During a recent Fox News interview, Trump sidestepped questions about the possibility of a recession, stating, “There is a period of transition because what we’re doing is very big. What I have to do is build a strong country. You can’t really watch the stock market.” Later, aboard Air Force One, he doubled down, declaring, “Tariffs are going to be the greatest thing we’ve ever done as a country. It’s going to make our country rich again.”

Market Reactions: A Sudden Shift

The impact of these statements was immediate. On 10 March 2025, the Dow Jones Industrial Average dropped 890 points (2.1%), the S&P 500 fell 2.7%, and the tech-heavy Nasdaq plunged 4%,its largest decline since 2022. All three major indexes have fallen below their levels recorded on Election Day last November. The effects rippled through the economy, with Delta Air Lines reporting softened domestic demand and a significant contraction in business travel, as companies reacted to the uncertainty.

Advisors, including Commerce Secretary Howard Lutnick and Treasury Secretary Scott Bessent, have warned that aggressive tariffs could lead to a one-time spike in prices. Bessent even suggested that the U.S. economy might need a reset after years of growth fueled by federal spending and rising asset prices. Such sentiments have left investors questioning whether the administration’s policies could disrupt the market’s delicate equilibrium.

Shifting Economic Forecasts

Analysts are increasingly concerned that Trump’s messaging might reflect a strategic shift away from the traditional soft landing. Initially, the focus was on mitigating inflation risks and assuring investors that any downturn would be temporary. However, recent comments suggest a willingness to allow the economy to take a harder hit if necessary.

Economists at JPMorgan Chase have raised their recession risk estimate to 40% from 30%, while Goldman Sachs has increased its 12-month recession odds from 15% to 20%. These revised forecasts indicate that the cautious optimism of previous months is being replaced by mounting concerns over a potential hard landing.

The Impact on Key Sectors

The aggressive tariff measures have particularly affected sectors dependent on global supply chains. For example, tech companies, already grappling with supply chain disruptions, now face additional pressures from tariffs on high-tech components. Meanwhile, the energy sector is bracing for the effects of increased domestic production initiatives aimed at reducing reliance on foreign energy sources. The combination of these factors contributes to the overall uncertainty in the market.

Efforts to shrink the federal workforce without a corresponding rise in joblessness may further strain private-sector businesses, as they attempt to absorb displaced workers while facing unpredictable tariff increases on imported goods. This uncertainty is already reflected in consumer sentiment; recent surveys have shown a significant drop in household financial confidence, with concerns about missing debt payments reaching levels not seen since April 2020.
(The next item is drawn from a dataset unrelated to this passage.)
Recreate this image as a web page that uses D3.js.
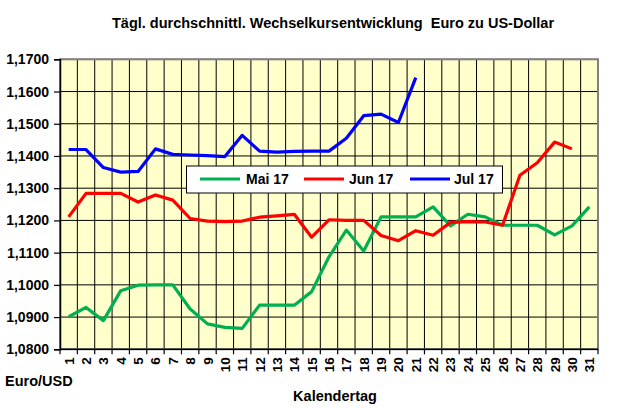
<!DOCTYPE html>
<html>
<head>
<meta charset="utf-8">
<script src="https://cdn.jsdelivr.net/npm/d3@7"></script>
<style>
  html, body { margin: 0; padding: 0; background: #fff; }
  svg { display: block; font-family: "Liberation Sans", Arial, sans-serif; }
</style>
</head>
<body>
<svg id="chart" width="622" height="408"></svg>
<script>
const days = ["1","2","3","4","5","6","7","8","9","10","11","12","13","14","15","16","17","18","19","20","21","22","23","24","25","26","27","28","29","30","31"];
const yTicks = [1.08,1.09,1.10,1.11,1.12,1.13,1.14,1.15,1.16,1.17];
const yTickLabels = ["1,0800","1,0900","1,1000","1,1100","1,1200","1,1300","1,1400","1,1500","1,1600","1,1700"];
const mai17 = [1.0901,1.0930,1.0889,1.0982,1.0999,1.1000,1.1000,1.0925,1.0879,1.0868,1.0865,1.0937,1.0937,1.0937,1.0979,1.1087,1.1170,1.1105,1.1211,1.1211,1.1211,1.1242,1.1183,1.1219,1.1211,1.1185,1.1185,1.1185,1.1155,1.1183,1.1242];
const jun17 = [1.1211,1.1284,1.1284,1.1284,1.1257,1.1279,1.1263,1.1206,1.1198,1.1196,1.1198,1.1210,1.1214,1.1219,1.1148,1.1202,1.1200,1.1200,1.1153,1.1137,1.1168,1.1154,1.1194,1.1196,1.1195,1.1185,1.1340,1.1379,1.1443,1.1422];
const jul17 = [1.1420,1.1420,1.1364,1.1350,1.1352,1.1422,1.1405,1.1403,1.1401,1.1398,1.1464,1.1415,1.1412,1.1414,1.1415,1.1415,1.1455,1.1525,1.1530,1.1504,1.1643];
const seriesNames = ["Mai 17","Jun 17","Jul 17"];
const seriesColors = ["#00B050","#FF0000","#0000FF"];
const seriesData = [mai17, jun17, jul17];

const svg = d3.select("#chart");
const L = 60, R = 598, T = 59.3, B = 349.3;

const x = d3.scaleBand().domain(days).range([L, R]).padding(0);
const y = d3.scaleLinear().domain([1.08, 1.17]).range([B, T]);
const cx = d => x(d) + x.bandwidth() / 2;

// plot background
svg.append("rect").attr("x", L).attr("y", T).attr("width", R - L).attr("height", B - T)
  .attr("fill", "#FFFFCC");

// vertical gridlines at category boundaries
const g = svg.append("g");
days.forEach((d, i) => {
  if (i === 0) return;
  g.append("line").attr("x1", x(d)).attr("x2", x(d)).attr("y1", T).attr("y2", B)
    .attr("stroke", "#000").attr("stroke-width", 1);
});
// horizontal gridlines
yTicks.forEach(v => {
  if (v === 1.08) return;
  g.append("line").attr("x1", L).attr("x2", R).attr("y1", y(v)).attr("y2", y(v))
    .attr("stroke", "#000").attr("stroke-width", 1);
});

// plot border (grey)
svg.append("rect").attr("x", L).attr("y", T).attr("width", R - L).attr("height", B - T)
  .attr("fill", "none").attr("stroke", "#808080").attr("stroke-width", 2);

// Y axis
const yAxis = d3.axisLeft(y).tickValues(yTicks)
  .tickFormat((d, i) => yTickLabels[i]).tickSizeOuter(0).tickSize(6).tickPadding(5);
const ya = svg.append("g").attr("transform", `translate(${L},0)`).call(yAxis);
ya.select(".domain").attr("stroke", "#000").attr("stroke-width", 1.5);
ya.selectAll(".tick line").attr("stroke", "#000").attr("stroke-width", 1.2);
ya.selectAll(".tick text").attr("font-size", "14px").attr("font-weight", "bold")
  .attr("fill", "#000").attr("font-family", "Liberation Sans, Arial, sans-serif");

// X axis
const xa = svg.append("g").attr("transform", `translate(0,${B})`);
xa.append("line").attr("x1", L).attr("x2", R).attr("y1", 0).attr("y2", 0)
  .attr("stroke", "#000").attr("stroke-width", 1.5);
days.forEach((d, i) => {
  xa.append("line").attr("x1", x(d)).attr("x2", x(d)).attr("y1", 0).attr("y2", 5)
    .attr("stroke", "#000").attr("stroke-width", 1.2);
});
xa.append("line").attr("x1", R).attr("x2", R).attr("y1", 0).attr("y2", 5)
  .attr("stroke", "#000").attr("stroke-width", 1.2);
days.forEach(d => {
  xa.append("text")
    .attr("transform", `translate(${cx(d) + 5},8) rotate(-90)`)
    .attr("text-anchor", "end")
    .attr("font-size", "13.5px").attr("font-weight", "bold").attr("fill", "#000")
    .text(d);
});

// lines
const line = d3.line().x((v, i) => cx(days[i])).y(v => y(v));
seriesData.forEach((data, k) => {
  svg.append("path").datum(data).attr("d", line)
    .attr("fill", "none").attr("stroke", seriesColors[k]).attr("stroke-width", 3.2)
    .attr("stroke-linejoin", "round");
});

// legend
const lg = svg.append("g");
lg.append("rect").attr("x", 186.5).attr("y", 166).attr("width", 316).attr("height", 27)
  .attr("fill", "#fff").attr("stroke", "#000").attr("stroke-width", 1);
const legendPos = [{lx: 200, tx: 246}, {lx: 304, tx: 349}, {lx: 410, tx: 454}];
seriesNames.forEach((n, k) => {
  lg.append("line").attr("x1", legendPos[k].lx).attr("x2", legendPos[k].lx + 40)
    .attr("y1", 179).attr("y2", 179).attr("stroke", seriesColors[k]).attr("stroke-width", 3.2);
  lg.append("text").attr("x", legendPos[k].tx).attr("y", 184)
    .attr("font-size", "14px").attr("font-weight", "bold").attr("fill", "#000").text(n);
});

// title & axis titles
svg.append("text").attr("x", 333).attr("y", 28).attr("text-anchor", "middle")
  .attr("font-size", "14.5px").attr("font-weight", "bold").attr("fill", "#000")
  .style("white-space", "pre")
  .text("Tägl. durchschnittl. Wechselkursentwicklung  Euro zu US-Dollar");
svg.append("text").attr("x", 5).attr("y", 386)
  .attr("font-size", "14.5px").attr("font-weight", "bold").attr("fill", "#000").text("Euro/USD");
svg.append("text").attr("x", 335).attr("y", 401).attr("text-anchor", "middle")
  .attr("font-size", "14.5px").attr("font-weight", "bold").attr("fill", "#000").text("Kalendertag");
</script>
</body>
</html>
Looking Ahead: Strategic Considerations for Investors

The evolving economic landscape under President Trump’s administration raises critical questions for investors. If aggressive policies persist, the anticipated soft landing could quickly give way to a hard landing, causing prolonged market volatility. For institutional investors, the key will be to maintain diversified portfolios across Futures, Options and Securities, hedge against inflation, and stay agile in the face of uncertainty.

Market participants should closely monitor developments in U.S. trade policies, especially tariff adjustments, as these are likely to have immediate implications for global supply chains and commodity prices. Additionally, central bank responses will play a crucial role in determining the future trajectory of interest rates and overall economic growth.

协议结论

President Trump’s first two months in office have marked a clear departure from the cautious approach that characterised previous efforts to achieve a soft landing. The administration’s aggressive tariff policies and willingness to embrace short-term inflationary risks have significantly altered the economic outlook. As market volatility intensifies and forecasts point to a potential hard landing, investors must remain vigilant, re-assess their strategies, and prepare for an uncertain economic future.